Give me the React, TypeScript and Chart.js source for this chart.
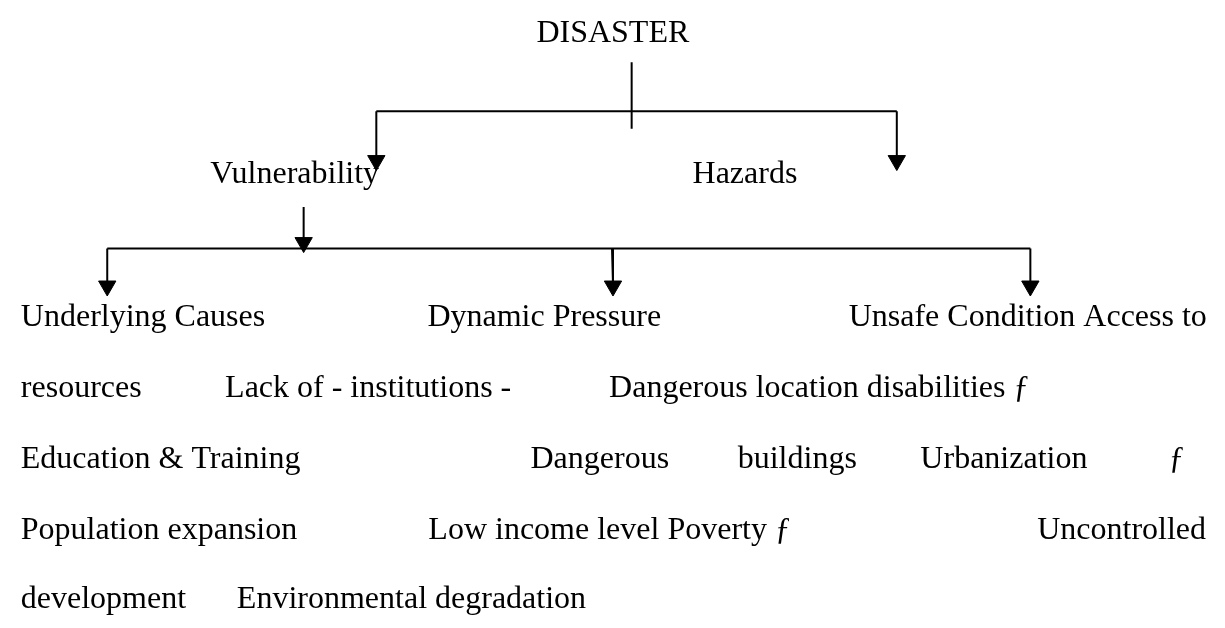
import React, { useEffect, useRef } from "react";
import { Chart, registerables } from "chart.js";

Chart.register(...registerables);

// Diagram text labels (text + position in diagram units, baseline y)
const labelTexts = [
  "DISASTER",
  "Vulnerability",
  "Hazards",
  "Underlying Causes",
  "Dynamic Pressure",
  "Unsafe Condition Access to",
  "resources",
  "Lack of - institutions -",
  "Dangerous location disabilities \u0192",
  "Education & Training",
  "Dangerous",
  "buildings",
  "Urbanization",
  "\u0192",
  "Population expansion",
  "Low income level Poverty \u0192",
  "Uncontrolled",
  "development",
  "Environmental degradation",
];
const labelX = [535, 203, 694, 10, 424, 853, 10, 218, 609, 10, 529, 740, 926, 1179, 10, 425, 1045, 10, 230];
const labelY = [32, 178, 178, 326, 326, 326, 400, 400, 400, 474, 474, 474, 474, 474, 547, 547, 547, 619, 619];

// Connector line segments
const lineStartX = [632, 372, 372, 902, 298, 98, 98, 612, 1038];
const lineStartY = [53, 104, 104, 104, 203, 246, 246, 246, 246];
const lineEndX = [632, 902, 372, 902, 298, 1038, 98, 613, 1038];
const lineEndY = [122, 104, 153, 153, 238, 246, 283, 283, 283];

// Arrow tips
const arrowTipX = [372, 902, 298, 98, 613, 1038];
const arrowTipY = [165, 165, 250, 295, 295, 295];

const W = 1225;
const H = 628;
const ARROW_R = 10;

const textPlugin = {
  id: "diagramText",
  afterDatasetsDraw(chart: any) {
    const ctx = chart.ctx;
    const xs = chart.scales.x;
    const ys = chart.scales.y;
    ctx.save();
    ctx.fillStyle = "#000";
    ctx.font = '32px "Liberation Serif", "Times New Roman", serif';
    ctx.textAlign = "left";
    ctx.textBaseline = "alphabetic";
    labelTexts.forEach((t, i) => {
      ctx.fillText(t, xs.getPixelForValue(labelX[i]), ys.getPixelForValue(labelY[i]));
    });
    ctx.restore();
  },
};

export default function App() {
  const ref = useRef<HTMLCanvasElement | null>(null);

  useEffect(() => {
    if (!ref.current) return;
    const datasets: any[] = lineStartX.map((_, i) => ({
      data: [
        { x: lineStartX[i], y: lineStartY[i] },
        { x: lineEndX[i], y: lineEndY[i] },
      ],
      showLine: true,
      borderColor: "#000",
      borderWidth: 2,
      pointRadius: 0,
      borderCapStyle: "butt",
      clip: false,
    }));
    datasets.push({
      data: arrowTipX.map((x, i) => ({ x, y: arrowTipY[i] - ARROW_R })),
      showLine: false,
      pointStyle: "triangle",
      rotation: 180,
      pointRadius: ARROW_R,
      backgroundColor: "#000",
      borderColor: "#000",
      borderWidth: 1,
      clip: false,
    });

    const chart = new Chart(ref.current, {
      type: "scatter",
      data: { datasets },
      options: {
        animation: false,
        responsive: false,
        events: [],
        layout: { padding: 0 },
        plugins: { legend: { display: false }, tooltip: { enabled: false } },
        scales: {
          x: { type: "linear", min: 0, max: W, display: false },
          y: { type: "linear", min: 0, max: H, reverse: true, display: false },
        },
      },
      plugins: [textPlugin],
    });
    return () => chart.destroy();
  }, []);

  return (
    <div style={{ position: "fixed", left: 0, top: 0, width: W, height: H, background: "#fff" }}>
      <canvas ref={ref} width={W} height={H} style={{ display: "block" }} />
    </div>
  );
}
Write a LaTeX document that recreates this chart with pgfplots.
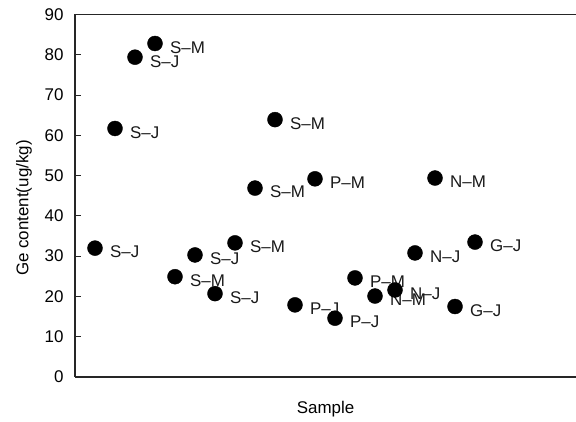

_PROBLEM TO SOLVE:_
Set down every entry word for word, but omit the pictures.

_RESULT:_
Give me the React, TypeScript and Chart.js source for this chart.
import React, { useEffect, useRef } from "react";
import { Chart, registerables } from "chart.js";

Chart.register(...registerables);

// Diagram text labels (text + position in diagram units, baseline y)
const labelTexts = [
  "DISASTER",
  "Vulnerability",
  "Hazards",
  "Underlying Causes",
  "Dynamic Pressure",
  "Unsafe Condition Access to",
  "resources",
  "Lack of - institutions -",
  "Dangerous location disabilities \u0192",
  "Education & Training",
  "Dangerous",
  "buildings",
  "Urbanization",
  "\u0192",
  "Population expansion",
  "Low income level Poverty \u0192",
  "Uncontrolled",
  "development",
  "Environmental degradation",
];
const labelX = [535, 203, 694, 10, 424, 853, 10, 218, 609, 10, 529, 740, 926, 1179, 10, 425, 1045, 10, 230];
const labelY = [32, 178, 178, 326, 326, 326, 400, 400, 400, 474, 474, 474, 474, 474, 547, 547, 547, 619, 619];

// Connector line segments
const lineStartX = [632, 372, 372, 902, 298, 98, 98, 612, 1038];
const lineStartY = [53, 104, 104, 104, 203, 246, 246, 246, 246];
const lineEndX = [632, 902, 372, 902, 298, 1038, 98, 613, 1038];
const lineEndY = [122, 104, 153, 153, 238, 246, 283, 283, 283];

// Arrow tips
const arrowTipX = [372, 902, 298, 98, 613, 1038];
const arrowTipY = [165, 165, 250, 295, 295, 295];

const W = 1225;
const H = 628;
const ARROW_R = 10;

const textPlugin = {
  id: "diagramText",
  afterDatasetsDraw(chart: any) {
    const ctx = chart.ctx;
    const xs = chart.scales.x;
    const ys = chart.scales.y;
    ctx.save();
    ctx.fillStyle = "#000";
    ctx.font = '32px "Liberation Serif", "Times New Roman", serif';
    ctx.textAlign = "left";
    ctx.textBaseline = "alphabetic";
    labelTexts.forEach((t, i) => {
      ctx.fillText(t, xs.getPixelForValue(labelX[i]), ys.getPixelForValue(labelY[i]));
    });
    ctx.restore();
  },
};

export default function App() {
  const ref = useRef<HTMLCanvasElement | null>(null);

  useEffect(() => {
    if (!ref.current) return;
    const datasets: any[] = lineStartX.map((_, i) => ({
      data: [
        { x: lineStartX[i], y: lineStartY[i] },
        { x: lineEndX[i], y: lineEndY[i] },
      ],
      showLine: true,
      borderColor: "#000",
      borderWidth: 2,
      pointRadius: 0,
      borderCapStyle: "butt",
      clip: false,
    }));
    datasets.push({
      data: arrowTipX.map((x, i) => ({ x, y: arrowTipY[i] - ARROW_R })),
      showLine: false,
      pointStyle: "triangle",
      rotation: 180,
      pointRadius: ARROW_R,
      backgroundColor: "#000",
      borderColor: "#000",
      borderWidth: 1,
      clip: false,
    });

    const chart = new Chart(ref.current, {
      type: "scatter",
      data: { datasets },
      options: {
        animation: false,
        responsive: false,
        events: [],
        layout: { padding: 0 },
        plugins: { legend: { display: false }, tooltip: { enabled: false } },
        scales: {
          x: { type: "linear", min: 0, max: W, display: false },
          y: { type: "linear", min: 0, max: H, reverse: true, display: false },
        },
      },
      plugins: [textPlugin],
    });
    return () => chart.destroy();
  }, []);

  return (
    <div style={{ position: "fixed", left: 0, top: 0, width: W, height: H, background: "#fff" }}>
      <canvas ref={ref} width={W} height={H} style={{ display: "block" }} />
    </div>
  );
}
Write a LaTeX document that recreates this chart with pgfplots.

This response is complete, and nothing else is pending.